• Stated task
Print, word for word, the opening line of the data below and every line after it through the line that contains "align=center] (desc1) at", but not the pictures.

• Provided material
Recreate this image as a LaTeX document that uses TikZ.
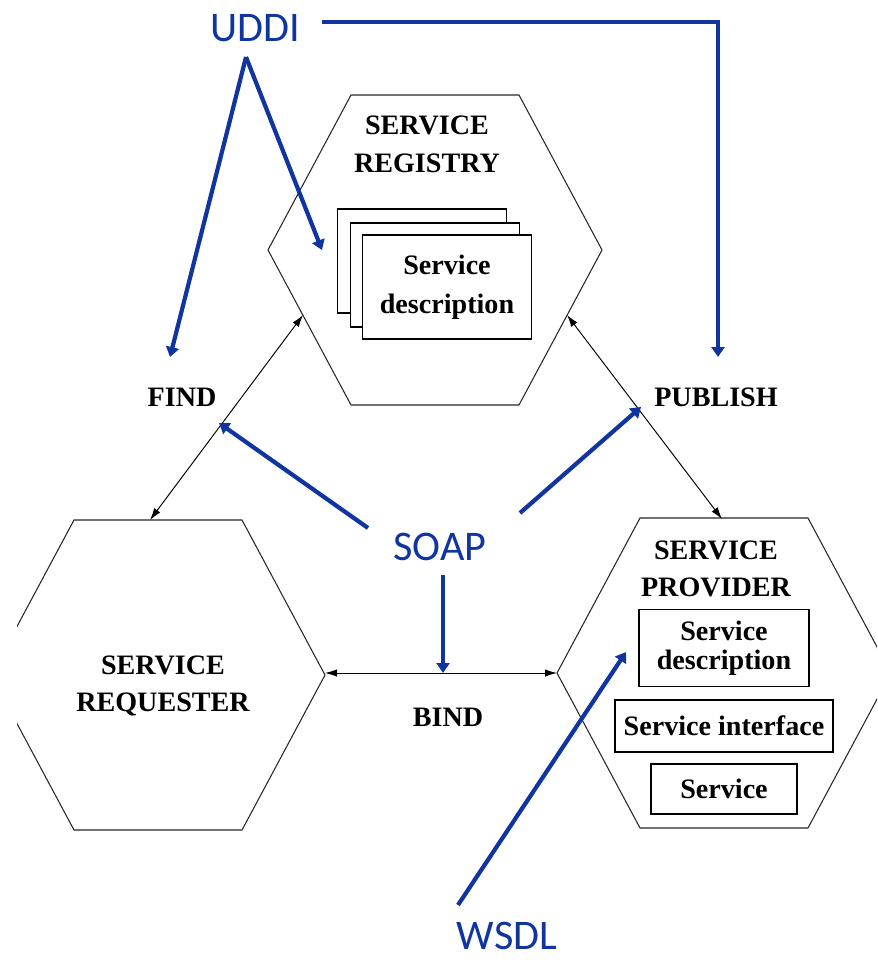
\documentclass[tikz,border=0pt]{standalone}
\usepackage{fontspec}
\setmainfont{Liberation Serif}
\newfontfamily\labelfont{Carlito}
\usetikzlibrary{arrows.meta}
\definecolor{wsblue}{RGB}{16,52,160}

\tikzset{
    hexline/.style={draw=black!85, line width=0.6pt},
    hexa/.pic={\draw[hexline] (-84,-155) -- (84,-155) -- (167,0) -- (84,155) -- (-84,155) -- (-167,0) -- cycle;},
    roletext/.style={font=\bfseries\fontsize{16}{21.5}\selectfont, align=center, inner sep=0pt},
    descbox/.style={draw, fill=white, line width=0.9pt, minimum width=3.38cm, minimum height=2.08cm},
    smallbox/.style={draw, line width=0.9pt},
    biarrow/.style={line width=0.55pt, {Latex[length=2.4mm,width=1.5mm]}-{Latex[length=2.4mm,width=1.5mm]}},
    bluearrow/.style={draw=wsblue, line width=2.4pt, -{Triangle[length=2mm,width=2.6mm]}},
    bluelabel/.style={text=wsblue, font=\labelfont\fontsize{24}{24}\selectfont, inner sep=0pt}
}

\begin{document}
\begin{tikzpicture}[x=0.02cm, y=-0.02cm]
    \useasboundingbox (0,0) rectangle (877,960);
    \clip (17,0) rectangle (877,960);

    % the three roles
    \pic at (435,250) {hexa};
    \pic at (158,675) {hexa};
    \pic at (724,673) {hexa};

    \node[roletext] (registry) at (427,144) {SERVICE\\REGISTRY};
    \node[roletext] (requester) at (163,686) {SERVICE\\REQUESTER};
    \node[roletext] (provider) at (716,569) {SERVICE\\PROVIDER};

    % stacked descriptions in the registry
    \node[descbox] (desc3) at (422,261) {};
    \node[descbox] (desc2) at (435,275) {};
    \node[descbox, font=\bfseries\fontsize{16}{22}\selectfont, align=center] (desc1) at (447,287) {Service\\description};

    % provider contents
    \node[smallbox, minimum width=3.4cm, minimum height=1.54cm, font=\bfseries\fontsize{16}{16.5}\selectfont, align=center] (pdesc) at (724,648) {Service\\description};
    \node[smallbox, minimum width=4.36cm, minimum height=1.04cm, font=\bfseries\fontsize{16}{18}\selectfont, inner sep=0pt] (pintf) at (724,726) {Service interface};
    \node[smallbox, minimum width=2.92cm, minimum height=1.0cm, font=\bfseries\fontsize{16}{18}\selectfont] (psvc) at (724,789) {Service};

    % operations
    \node[roletext] (find) at (182,397) {FIND};
    \node[roletext] (publish) at (716,397) {PUBLISH};
    \node[roletext] (bind) at (448,717) {BIND};

    \coordinate (regL) at (303,315);
    \coordinate (regR) at (567,315);
    \coordinate (reqT) at (150,520);
    \coordinate (provT) at (722,519);
    \coordinate (reqR) at (325,673);
    \coordinate (provL) at (557,673);

    \draw[biarrow] (reqT) -- (regL);
    \draw[biarrow] (regR) -- (provT);
    \draw[biarrow] (reqR) -- (provL);

    % standards
    \node[bluelabel] (uddi) at (255,28) {UDDI};
    \node[bluelabel] (soap) at (440,547) {SOAP};
    \node[bluelabel] (wsdl) at (507,936) {WSDL};

    \coordinate (uddiTop) at (246,57);
    \coordinate (uddiEnd) at (322,22);
    \coordinate (uddiCorner) at (718,22);
    \coordinate (findTip) at (170,357);
    \coordinate (regTip) at (322,250);
    \coordinate (pubTip) at (718,357);
    \coordinate (soapL) at (368,528);
    \coordinate (findMid) at (219,423);
    \coordinate (soapR) at (520,513);
    \coordinate (pubMid) at (641,407);
    \coordinate (soapD) at (443,575);
    \coordinate (bindMid) at (443,673);
    \coordinate (wsdlTop) at (458,905);
    \coordinate (provTip) at (626,652);

    \draw[bluearrow] (uddiEnd) -- (uddiCorner) -- (pubTip);
    \draw[bluearrow] (uddiTop) -- (findTip);
    \draw[bluearrow] (uddiTop) -- (regTip);
    \draw[bluearrow] (soapL) -- (findMid);
    \draw[bluearrow] (soapR) -- (pubMid);
    \draw[bluearrow] (soapD) -- (bindMid);
    \draw[bluearrow] (wsdlTop) -- (provTip);
\end{tikzpicture}
\end{document}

• The output
Recreate this image as a LaTeX document that uses TikZ.
\documentclass[tikz,border=0pt]{standalone}
\usepackage{fontspec}
\setmainfont{Liberation Serif}
\newfontfamily\labelfont{Carlito}
\usetikzlibrary{arrows.meta}
\definecolor{wsblue}{RGB}{16,52,160}

\tikzset{
    hexline/.style={draw=black!85, line width=0.6pt},
    hexa/.pic={\draw[hexline] (-84,-155) -- (84,-155) -- (167,0) -- (84,155) -- (-84,155) -- (-167,0) -- cycle;},
    roletext/.style={font=\bfseries\fontsize{16}{21.5}\selectfont, align=center, inner sep=0pt},
    descbox/.style={draw, fill=white, line width=0.9pt, minimum width=3.38cm, minimum height=2.08cm},
    smallbox/.style={draw, line width=0.9pt},
    biarrow/.style={line width=0.55pt, {Latex[length=2.4mm,width=1.5mm]}-{Latex[length=2.4mm,width=1.5mm]}},
    bluearrow/.style={draw=wsblue, line width=2.4pt, -{Triangle[length=2mm,width=2.6mm]}},
    bluelabel/.style={text=wsblue, font=\labelfont\fontsize{24}{24}\selectfont, inner sep=0pt}
}

\begin{document}
\begin{tikzpicture}[x=0.02cm, y=-0.02cm]
    \useasboundingbox (0,0) rectangle (877,960);
    \clip (17,0) rectangle (877,960);

    % the three roles
    \pic at (435,250) {hexa};
    \pic at (158,675) {hexa};
    \pic at (724,673) {hexa};

    \node[roletext] (registry) at (427,144) {SERVICE\\REGISTRY};
    \node[roletext] (requester) at (163,686) {SERVICE\\REQUESTER};
    \node[roletext] (provider) at (716,569) {SERVICE\\PROVIDER};

    % stacked descriptions in the registry
    \node[descbox] (desc3) at (422,261) {};
    \node[descbox] (desc2) at (435,275) {};
    \node[descbox, font=\bfseries\fontsize{16}{22}\selectfont, align=center] (desc1) at (447,287) {Service\\description};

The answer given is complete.